Она вздрогнула, почувствовал, что он стоит у нее за спиной.
— Чего он хочет?
— Одну минуту, пожалуйста… — сказала она в трубку и, прикрыв ее ладонью, повернулась к нему: — Он хочет, чтобы я обязательно задала вам один вопрос.
— Какой?
— Правда ли, что вы помирились с Шаламоном?
Она повторила в телефон:
— Подождите… Нет… Но ведь я просила вас подождать…
Застыв на месте, Президент, казалось, с минуту не знал, что предпринять, затем вдруг бросился к телефону и отчеканил в трубку:
— Спросите лучше у Шаламона. Всего хорошего! — И резко положил трубку на рычаг.
Потом, повернувшись к Миллеран, он спросил голосом, почти столь же неприятным, как голос журналиста:
— Знаете, почему он позвонил сегодня утром?
— Нет.
— Чтобы убедиться, что я еще жив.
Она заставила себя улыбнуться, как если бы он пошутил.
— Поверьте мне!
— Но…
— Я знаю, что говорю, мадемуазель Миллеран.

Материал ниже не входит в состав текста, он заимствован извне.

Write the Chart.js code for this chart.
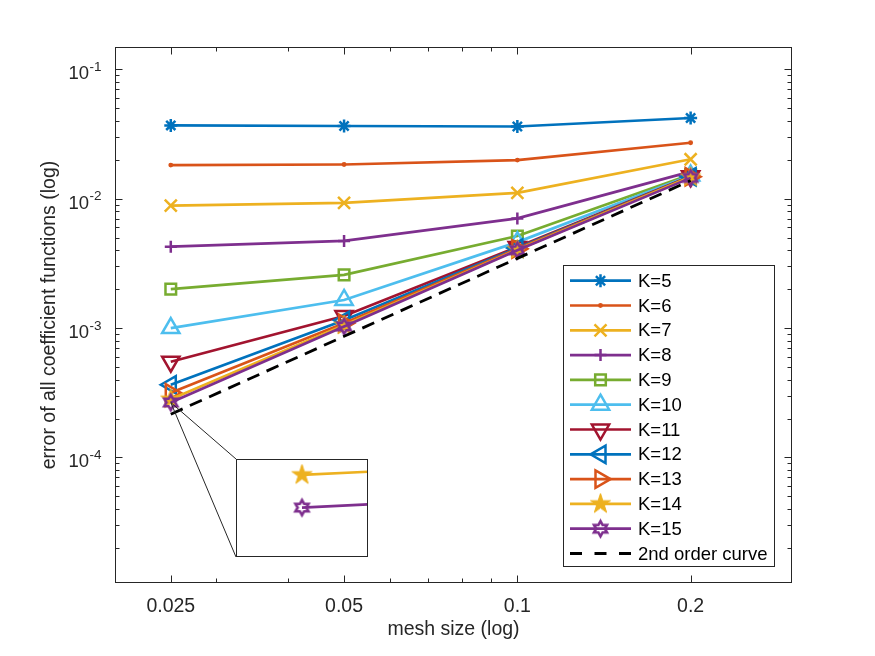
<!DOCTYPE html>
<html>
<head>
<meta charset="utf-8">
<script src="https://cdn.jsdelivr.net/npm/chart.js@4.4.1/dist/chart.umd.min.js"></script>
<style>
  body { margin: 0; background: #fff; }
  #wrap { position: relative; width: 875px; height: 656px; }
  #main { position: absolute; left: 0; top: 0; }
  #inset { position: absolute; }
</style>
</head>
<body>
<div id="wrap">
  <canvas id="main" width="875" height="656"></canvas>
  <canvas id="inset" width="132" height="98"></canvas>
</div>
<script>
// mesh sizes (x) and errors per K (y)
const meshSizes = [0.025, 0.05, 0.1, 0.2];
const errK5  = [0.0369, 0.0365, 0.0362, 0.0421];
const errK6  = [0.0182, 0.0184, 0.0199, 0.0271];
const errK7  = [0.00885, 0.00929, 0.0111, 0.0202];
const errK8  = [0.00426, 0.00472, 0.00705, 0.0162];
const errK9  = [0.00200, 0.00258, 0.00515, 0.0154];
const errK10 = [0.00100, 0.00165, 0.00462, 0.0151];
const errK11 = [0.00055, 0.00124, 0.00424, 0.0149];
const errK12 = [0.000365, 0.00115, 0.00416, 0.0148];
const errK13 = [0.000316, 0.00109, 0.00410, 0.0148];
const errK14 = [0.000282, 0.00105, 0.00404, 0.0147];
const errK15 = [0.000266, 0.00103, 0.00400, 0.0145];
const secondOrder = [0.000216, 0.000864, 0.00346, 0.01382];

const xTickLabels = [0.025, 0.05, 0.1, 0.2];
const xMinorTicks = [0.03, 0.04, 0.06, 0.07, 0.08, 0.09];
const yTickExponents = [-4, -3, -2, -1];

const FONT = "'Liberation Sans', Arial, Helvetica, sans-serif";
const AXIS = '#262626';
const insetBox = { left: 236, top: 459, width: 132, height: 98 };

// pentagram / hexagram markers (not built into Chart.js)
function starMarker(n, outer, inner, color, filled, lw) {
  const s = Math.ceil(2 * outer + 6);
  const c = document.createElement('canvas');
  c.width = s; c.height = s;
  const g = c.getContext('2d');
  g.beginPath();
  for (let i = 0; i < 2 * n; i++) {
    const r = i % 2 ? inner : outer;
    const a = -Math.PI / 2 + i * Math.PI / n;
    const px = s / 2 + r * Math.cos(a), py = s / 2 + r * Math.sin(a);
    if (i) g.lineTo(px, py); else g.moveTo(px, py);
  }
  g.closePath();
  if (filled) { g.fillStyle = color; g.fill(); }
  g.strokeStyle = color;
  g.lineWidth = lw;
  g.stroke();
  return c;
}

const pentagram = starMarker(5, 10.5, 4.0, '#EDB120', true, 1);
const hexagram = starMarker(6, 7.5, 4.3, '#7E2F8E', false, 2.6);

function series(label, data, color, style, radius, rotation) {
  return {
    label: label,
    data: data,
    borderColor: color,
    borderWidth: 2.7,
    pointStyle: style,
    pointRadius: radius,
    pointRotation: rotation || 0,
    pointBorderColor: color,
    pointBackgroundColor: style === 'circle' ? color : 'rgba(0,0,0,0)',
    pointBorderWidth: 2.5,
    fill: false
  };
}

const datasets = [
  series('K=5', errK5, '#0072BD', 'star', 6.5),
  series('K=6', errK6, '#D95319', 'circle', 1.2),
  series('K=7', errK7, '#EDB120', 'crossRot', 8.5),
  series('K=8', errK8, '#7E2F8E', 'cross', 6),
  series('K=9', errK9, '#77AC30', 'rect', 7.5),
  series('K=10', errK10, '#4DBEEE', 'triangle', 10),
  series('K=11', errK11, '#A2142F', 'triangle', 10, 180),
  series('K=12', errK12, '#0072BD', 'triangle', 10, 270),
  series('K=13', errK13, '#D95319', 'triangle', 10, 90),
  series('K=14', errK14, '#EDB120', pentagram, 10),
  series('K=15', errK15, '#7E2F8E', hexagram, 8),
  {
    label: '2nd order curve',
    data: secondOrder,
    borderColor: '#000',
    borderWidth: 2.8,
    borderDash: [13, 8],
    pointRadius: 0,
    fill: false
  }
];
// MATLAB draws later lines on top
datasets.forEach((d, i) => { d.order = datasets.length - i; });

function line(ctx, x1, y1, x2, y2) {
  ctx.beginPath(); ctx.moveTo(x1, y1); ctx.lineTo(x2, y2); ctx.stroke();
}

const axesBox = {
  id: 'axesBox',
  beforeDatasetsDraw(chart) {
    const ctx = chart.ctx, a = chart.chartArea;
    const xs = chart.scales.x, ys = chart.scales.y;
    const L = Math.round(a.left) + 0.5, R = Math.round(a.right) - 0.5;
    const T = Math.round(a.top) + 0.5, B = Math.round(a.bottom) - 0.5;
    ctx.save();
    ctx.strokeStyle = AXIS;
    ctx.lineWidth = 1;
    ctx.strokeRect(L, T, R - L, B - T);

    const xt = (v, len) => {
      const p = Math.round(xs.getPixelForValue(v)) + 0.5;
      line(ctx, p, B, p, B - len);
      line(ctx, p, T, p, T + len);
    };
    xTickLabels.forEach(v => xt(v, 7));
    xMinorTicks.forEach(v => xt(v, 4));

    const yt = (v, len) => {
      const p = Math.round(ys.getPixelForValue(v)) + 0.5;
      line(ctx, L, p, L + len, p);
      line(ctx, R, p, R - len, p);
    };
    for (let e = -5; e <= -1; e++) {
      for (let m = 1; m <= 9; m++) {
        const v = m * Math.pow(10, e);
        if (v < ys.min || v > ys.max) continue;
        yt(v, m === 1 ? 7 : 4);
      }
    }

    // y tick labels 10^e
    ctx.fillStyle = AXIS;
    ctx.textBaseline = 'alphabetic';
    yTickExponents.forEach(e => {
      const p = ys.getPixelForValue(Math.pow(10, e));
      ctx.font = '18.5px ' + FONT;
      ctx.textAlign = 'right';
      ctx.fillText('10', 89, p + 10);
      ctx.font = '13.5px ' + FONT;
      ctx.textAlign = 'left';
      ctx.fillText(String(e), 89.5, p + 1.5);
    });
    ctx.restore();
  },
  afterDraw(chart) {
    const ctx = chart.ctx;
    const xs = chart.scales.x, ys = chart.scales.y;
    ctx.save();

    // connectors to the zoom inset
    const px = xs.getPixelForValue(meshSizes[0]);
    const py = ys.getPixelForValue(errK15[0]);
    ctx.strokeStyle = AXIS;
    ctx.lineWidth = 1;
    line(ctx, px, py, insetBox.left, insetBox.top);
    line(ctx, px, py, insetBox.left, insetBox.top + insetBox.height);

    // legend
    const bx = 563.5, by = 265.5, bw = 211, bh = 301;
    ctx.fillStyle = '#fff';
    ctx.fillRect(bx, by, bw, bh);
    ctx.strokeStyle = AXIS;
    ctx.strokeRect(bx, by, bw, bh);
    ctx.font = '18.5px ' + FONT;
    ctx.textAlign = 'left';
    ctx.textBaseline = 'middle';
    chart.data.datasets.forEach((d, i) => {
      const y = 280.7 + i * 24.8;
      ctx.save();
      ctx.strokeStyle = d.borderColor;
      ctx.lineWidth = d.borderWidth;
      if (d.borderDash) ctx.setLineDash([12, 12.5]);
      line(ctx, 570, y, 631, y);
      ctx.restore();
      if (d.pointRadius > 0) {
        const ps = d.pointStyle;
        if (ps instanceof HTMLCanvasElement) {
          ctx.drawImage(ps, 600.5 - ps.width / 2, y - ps.height / 2);
        } else {
          ctx.save();
          ctx.strokeStyle = d.pointBorderColor;
          ctx.fillStyle = d.pointBackgroundColor;
          ctx.lineWidth = d.pointBorderWidth;
          Chart.helpers.drawPoint(ctx, {
            pointStyle: ps, rotation: d.pointRotation,
            radius: d.pointRadius, borderWidth: d.pointBorderWidth
          }, 600.5, y);
          ctx.restore();
        }
      }
      ctx.fillStyle = '#000';
      ctx.fillText(d.label, 638, y + 1);
    });
    ctx.restore();
  }
};

new Chart(document.getElementById('main'), {
  type: 'line',
  data: { labels: meshSizes, datasets: datasets.map(d => Object.assign({}, d, {
    data: d.data.map((v, i) => ({ x: meshSizes[i], y: v }))
  })) },
  options: {
    responsive: false,
    animation: false,
    devicePixelRatio: 1,
    layout: { autoPadding: false, padding: { left: 0, top: 47, right: 83, bottom: 0 } },
    plugins: { legend: { display: false }, tooltip: { enabled: false } },
    scales: {
      x: {
        type: 'logarithmic', min: 0.02, max: 0.3,
        afterBuildTicks: s => { s.ticks = xTickLabels.map(v => ({ value: v })); },
        afterFit: s => { s.height = 73; },
        grid: { display: false, drawTicks: false },
        border: { display: false },
        ticks: {
          autoSkip: false, maxRotation: 0, padding: 12,
          color: AXIS, font: { family: FONT, size: 19.5 },
          callback: v => String(v)
        },
        title: {
          display: true, text: 'mesh size (log)', color: AXIS,
          font: { family: FONT, size: 19.5 }, padding: { top: 0, bottom: 15 }
        }
      },
      y: {
        type: 'logarithmic', min: 1.07e-5, max: 0.149,
        afterFit: s => { s.width = 115; },
        grid: { display: false, drawTicks: false },
        border: { display: false },
        ticks: { display: false },
        title: {
          display: true, text: 'error of all coefficient functions (log)', color: AXIS,
          font: { family: FONT, size: 19.5 }, padding: { top: 38, bottom: 0 }
        }
      }
    }
  },
  plugins: [axesBox]
});

// zoom inset around the K=14 / K=15 points at mesh size 0.025
const insetCanvas = document.getElementById('inset');
insetCanvas.style.left = insetBox.left + 'px';
insetCanvas.style.top = insetBox.top + 'px';

const insetFrame = {
  id: 'insetFrame',
  beforeDraw(chart) {
    chart.ctx.fillStyle = '#fff';
    chart.ctx.fillRect(0, 0, chart.width, chart.height);
  },
  afterDraw(chart) {
    const ctx = chart.ctx;
    ctx.strokeStyle = AXIS;
    ctx.lineWidth = 1;
    ctx.strokeRect(0.5, 0.5, chart.width - 1, chart.height - 1);
  }
};

new Chart(insetCanvas, {
  type: 'line',
  data: { datasets: [datasets[9], datasets[10]].map(d => Object.assign({}, d, {
    data: d.data.map((v, i) => ({ x: meshSizes[i], y: v }))
  })) },
  options: {
    responsive: false,
    animation: false,
    devicePixelRatio: 1,
    layout: { autoPadding: false, padding: 0 },
    plugins: { legend: { display: false }, tooltip: { enabled: false } },
    scales: {
      x: { type: 'linear', min: 0.0249681, max: 0.0250319, display: false },
      y: { type: 'linear', min: 2.418e-4, max: 2.898e-4, display: false }
    }
  },
  plugins: [insetFrame]
});
</script>
</body>
</html>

Он называл ее «мадемуазель» в очень редких случаях, когда язвительно подчеркивал это слово. Президент продолжал, отчеканивая каждый слог:
— Логически рассуждая, он пришел к выводу, что с сегодняшнего дня меня уже нет в живых. Он-то понимает, в чем дело!
Какая разница, дойдет до нее смысл его слов или нет? Он говорил не для нее, а для себя, может быть, для Истории, и сказал лишь сущую правду.
Будь он жив в полном смысле этого слова, было бы немыслимо, чтобы Шаламон…
— Включите радио, будьте добры. Уже десять часов. В Елисейском дворце начались аудиенции. Сейчас вы убедитесь!
Она не понимала его и не знала, в чем ей придется убедиться. В полном замешательстве она бросала умоляющие взгляды на мадам Бланш, но та взяла свой стерилизатор и спокойно удалилась.
«— Последний сигнал дается ровно в…»
Он схватил часы и перевел стрелку.
«Последние известия. Сейчас нам стало известно, что господин Филипп Шаламон, которого вчера днем вызвали в Елисейский дворец, только что снова посетил президента Республики.
Он дал официальное согласие сформировать правительство широкой национальной коалиции, состав которого в общих чертах уже известен. В хорошо осведомленных кругах выражают надежду, что во второй половине дня можно будет объявить о распределении министерских портфелей…»
Миллеран не знала, пора выключать приемник или нет.
— Оставьте, черт возьми. Разве вы не понимаете, что репортаж еще не кончился!
Он оказался прав. Через несколько секунд послышалось шуршание бумаги и диктор продолжал:
«Уже называют фамилии…»
Она видела, как он, побледнев, напряженно глядел то на радио, то на нее, будто с минуты на минуту готов был разразиться яростной вспышкой гнева.
«…господин Этьен Бланш, радикал-социалист, возможно, будет министром юстиции…»
Один из бывших коллег Президента, он дважды был министром в его кабинете — сначала министром торговли, затем министром юстиции.
«…господин Жан-Луи Лажу, секретарь социалистической партии, государственный министр…»
Этот впервые появился на политической арене, когда Президент уже подал в отставку, и если Президент и знал его, то весьма смутно и как очень незначительное лицо.
«…господин Фердинанд Дюссе, социалист…»
Тоже из его прежних сотрудников, справку о нем он засунул в один из томов Ла-Брюйера.
«…господин Вабр и, наконец, господа Монтуа и…»
— Довольно! — бросил он.
И едва не прибавил: «Соедините меня с Парижем!»
Десятки телефонных номеров готовы были сорваться с его губ, он знал их на память, и ему достаточно было позвонить по одному из них, чтобы мгновенно пустить ко дну намечавшееся правительство.
Он чуть было не схватил трубку, и ему пришлось сделать такое усилие, чтобы удержаться, остаться достойным самого себя, что он почувствовал приближение сердечного приступа. Его пальцы, его колени начали дрожать, и нервы, как всегда в такие минуты, не слушались: машина потеряла управление и мчалась под откос с неудержимой скоростью.
Не сказав больше ни слова, он быстро прошел к себе в спальню, надеясь, что Миллеран ничего не заметила и не побежала звать на помощь мадам Бланш. С лихорадочной поспешностью он схватил две антиспазматические таблетки, которые ему были прописаны для подобных случаев.
Минут через десять, самое большее, лекарство окажет на него свое обычное действие… и он успокоится, станет вялым и расслабленным, как после бессонной ночи.